Hay otro verso que repito en voz alta para honrarlo: la magia no se entiende, un verso que al principio leí como una queja, una protesta, pero después comprendí que se trataba de algo más hondo, de un precepto, de un destino que Inalaf siente, acepta y acata, como aceptamos aquello que está más allá de nosotros y es más ancho que la vida.
Yo no he cambiado de color/es el sol que me alumbra diferente. Si yo tuviera que elegir dos versos, una metáfora que hable de la identidad, del yo, sería esta. ¿Qué otra cosa son los otros, las circunstancias, las palabras, sino un sol, un espejo que nos revela pequeños contornos de nuestra cara, pequeños contrastes, huellas de nuestra neblinosa residencia. Después de un largo día y su luna sabremos, quizá, todos los matices.

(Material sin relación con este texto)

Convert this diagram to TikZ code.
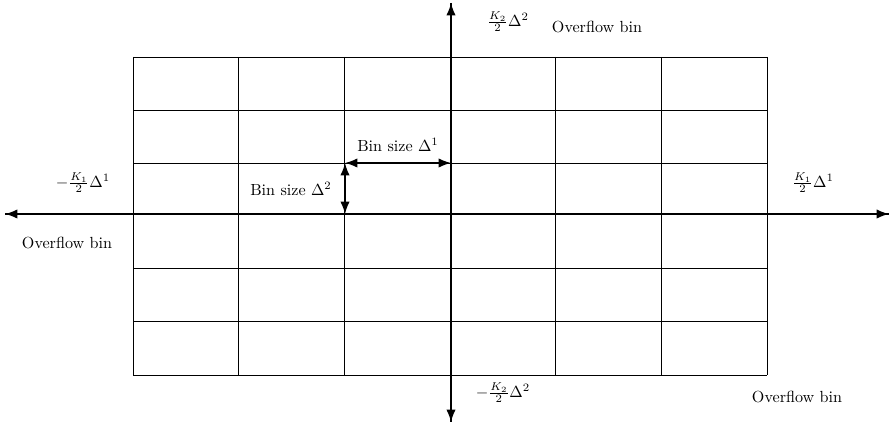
\documentclass[tikz,border=0pt]{standalone}
\usepackage{amsmath,amssymb}
\usetikzlibrary{arrows.meta,positioning,calc}

\begin{document}
\begin{tikzpicture}[>=Latex,x=0.0218cm,y=-0.0218cm]
      \useasboundingbox (0,0) rectangle (889,429);
      % grid of bins
      \foreach \i in {0,...,6}
        \draw[line width=0.6pt] (133+105.67*\i,57) -- (133+105.67*\i,375);
      \foreach \y in {57,110,163,214,268,321,375}
        \draw[line width=0.6pt] (133,\y) -- (767,\y);
      % axes
      \coordinate (west) at (5,214);
      \coordinate (east) at (889,214);
      \coordinate (north) at (451,3);
      \coordinate (south) at (451,422);
      \draw[line width=0.8pt,-{Latex[length=2.7mm]}] (east) -- (west);
      \draw[line width=0.8pt,-{Latex[length=2.7mm]}] (west) -- (east);
      \draw[line width=0.8pt,-{Latex[length=2.7mm]}] (south) -- (north);
      \draw[line width=0.8pt,-{Latex[length=2.7mm]}] (north) -- (south);
      % bin sizes
      \coordinate (c0) at (345,163);
      \coordinate (c1) at (451,163);
      \coordinate (c2) at (345,214);
      \draw[line width=0.8pt,{Latex[length=2.7mm]}-{Latex[length=2.7mm]}] (c0) -- (c1);
      \draw[line width=0.8pt,{Latex[length=2.7mm]}-{Latex[length=2.7mm]}] (c0) -- (c2);
      \node (d1) at (398,145) {Bin size \(\Delta^1\)};
      \node (d2) at (291,189) {Bin size \(\Delta^2\)};
      % axis labels
      \node (kwest) at (83,183) {\(-\frac{K_1}{2}\Delta^1\)};
      \node (owest) at (67,243) {Overflow bin};
      \node (keast) at (813,183) {\(\frac{K_1}{2}\Delta^1\)};
      \node (knorth) at (508,22) {\(\frac{K_2}{2}\Delta^2\)};
      \node (onorth) at (597,27) {Overflow bin};
      \node (ksouth) at (503,393) {\(-\frac{K_2}{2}\Delta^2\)};
      \node (osouth) at (797,397) {Overflow bin};
    \end{tikzpicture}
\end{document}
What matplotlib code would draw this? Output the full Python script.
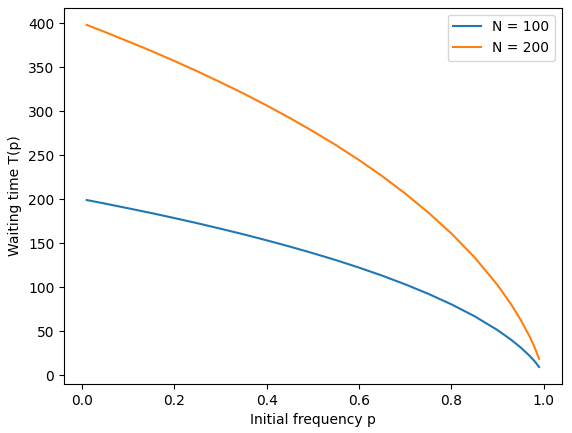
import matplotlib
matplotlib.use("Agg")
import matplotlib.pyplot as plt

p = [0.01, 0.05, 0.1, 0.15, 0.2, 0.25, 0.3, 0.35, 0.4, 0.45, 0.5, 0.55, 0.6,
     0.65, 0.7, 0.75, 0.8, 0.85, 0.9, 0.93, 0.95, 0.97, 0.98, 0.99]
t_n100 = [199.0, 194.9, 189.6, 184.2, 178.5, 172.6, 166.4, 160.0, 153.2, 146.1,
          138.6, 130.7, 122.2, 113.1, 103.2, 92.4, 80.5, 67.0, 51.2, 40.0,
          31.5, 21.7, 16.0, 9.3]
t_n200 = [398.0, 389.8, 379.2, 368.4, 357.0, 345.2, 332.8, 320.0, 306.4, 292.2,
          277.2, 261.4, 244.4, 226.2, 206.4, 184.8, 161.0, 134.0, 102.4, 80.0,
          63.0, 43.4, 32.0, 18.6]

fig, ax = plt.subplots(figsize=(5.72, 4.33), dpi=100)
fig.subplots_adjust(left=0.112, right=0.982, top=0.982, bottom=0.113)
ax.plot(p, t_n100, label="N = 100")
ax.plot(p, t_n200, label="N = 200")
ax.set_xlabel("Initial frequency p")
ax.set_ylabel("Waiting time T(p)")
ax.legend(loc="upper right")
fig.savefig("out.png")
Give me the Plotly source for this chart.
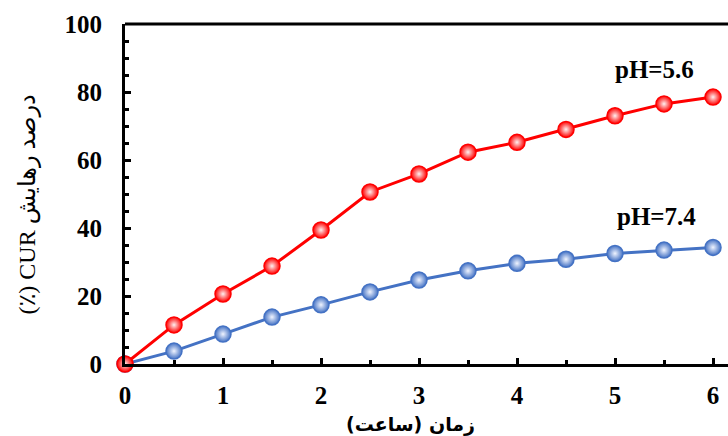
import plotly.graph_objects as go

# Release time (hours)
hours = [0, 0.5, 1, 1.5, 2, 2.5, 3, 3.5, 4, 4.5, 5, 5.5, 6]
# Cumulative CUR release (%)
release_ph56 = [0, 11.5, 20.6, 28.8, 39.4, 50.6, 55.9, 62.3, 65.2, 69.0, 73.0, 76.5, 78.5]
release_ph74 = [0, 3.8, 8.8, 13.8, 17.4, 21.2, 24.7, 27.4, 29.6, 30.8, 32.5, 33.5, 34.3]

series_labels = ["pH=5.6", "pH=7.4"]
x_ticks = [0, 1, 2, 3, 4, 5, 6]
y_ticks = [0, 20, 40, 60, 80, 100]

serif = "Liberation Serif, Times New Roman, serif"
tick_font = dict(family=serif, size=25, color="black", weight="bold")

fig = go.Figure()

def add_series(y, color, center):
    fig.add_trace(go.Scatter(
        x=hours, y=y, mode="lines+markers",
        line=dict(color=color, width=3),
        marker=dict(size=16, color=color, line=dict(color=color, width=1.5),
                    gradient=dict(type="radial", color=center)),
        cliponaxis=False, showlegend=False,
    ))

add_series(release_ph74, "#4472C4", "#F0F4FF")
add_series(release_ph56, "#FF0000", "#FFF0F0")

fig.add_annotation(x=5.4, y=86.5, text="<b>" + series_labels[0] + "</b>", showarrow=False,
                   font=dict(family=serif, size=25, color="black"))
fig.add_annotation(x=5.42, y=43.5, text="<b>" + series_labels[1] + "</b>", showarrow=False,
                   font=dict(family=serif, size=25, color="black"))

# axis titles (Persian)
fig.add_annotation(xref="paper", yref="paper", x=0.474, y=-0.178, yanchor="middle",
                   text="<b>(ساعت) زمان</b>", showarrow=False,
                   font=dict(family="DejaVu Sans, sans-serif", size=19, color="black"))
fig.add_annotation(xref="paper", yref="paper", x=-0.162, y=0.47, xanchor="center",
                   text="(٪) CUR درصد رهایش", textangle=-90, showarrow=False,
                   font=dict(family="Liberation Serif, DejaVu Sans, serif", size=24, color="black"))

# top frame line
fig.add_shape(type="line", xref="paper", yref="paper", x0=0, x1=1, y0=1, y1=1,
              line=dict(color="black", width=3))

fig.update_xaxes(
    range=[0, 6.153], tickvals=x_ticks, ticks="inside", ticklen=6, tickwidth=3,
    tickcolor="black", showline=True, linecolor="black", linewidth=3,
    showgrid=False, zeroline=False, ticklabelstandoff=7,
    tickfont=tick_font,
    minor=dict(dtick=0.5, ticks="inside", ticklen=4, tickwidth=3, tickcolor="black"),
)
fig.update_yaxes(
    range=[0, 100], tickvals=y_ticks, ticks="inside", ticklen=6, tickwidth=3,
    tickcolor="black", showline=True, linecolor="black", linewidth=3,
    showgrid=False, zeroline=False, ticklabelstandoff=15,
    tickfont=tick_font,
    minor=dict(dtick=5, ticks="inside", ticklen=4, tickwidth=3, tickcolor="black"),
)

fig.update_layout(
    width=728, height=436,
    margin=dict(l=125, r=0, t=24, b=72),
    plot_bgcolor="white", paper_bgcolor="white",
)

fig.write_html("out.html")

El libro tiene muy buenos momentos líricos: Veo caer la memoria en un barranco. Se quebrará sobre mí la palabra. O bien este: terca luz que no progresa, escrito para sentirse, no para entenderse.
El poema no termina en paz, sino con un encuentro largo tiempo esperado. Inalaf parece haber tenido que atravesar todos esos espejos, toda esa memoria, para llegar a ese último, el momento en el que alguien se mira a sí mismo dispuesto a ver lo que hay que ver, porque está ahí y no hay valentía en negarlo. La paz suele empezar así, con un momento en que la memoria se cansa, se calma, se rinde y se vacía. Yo también te deseo todo el bien, poeta Inalaf.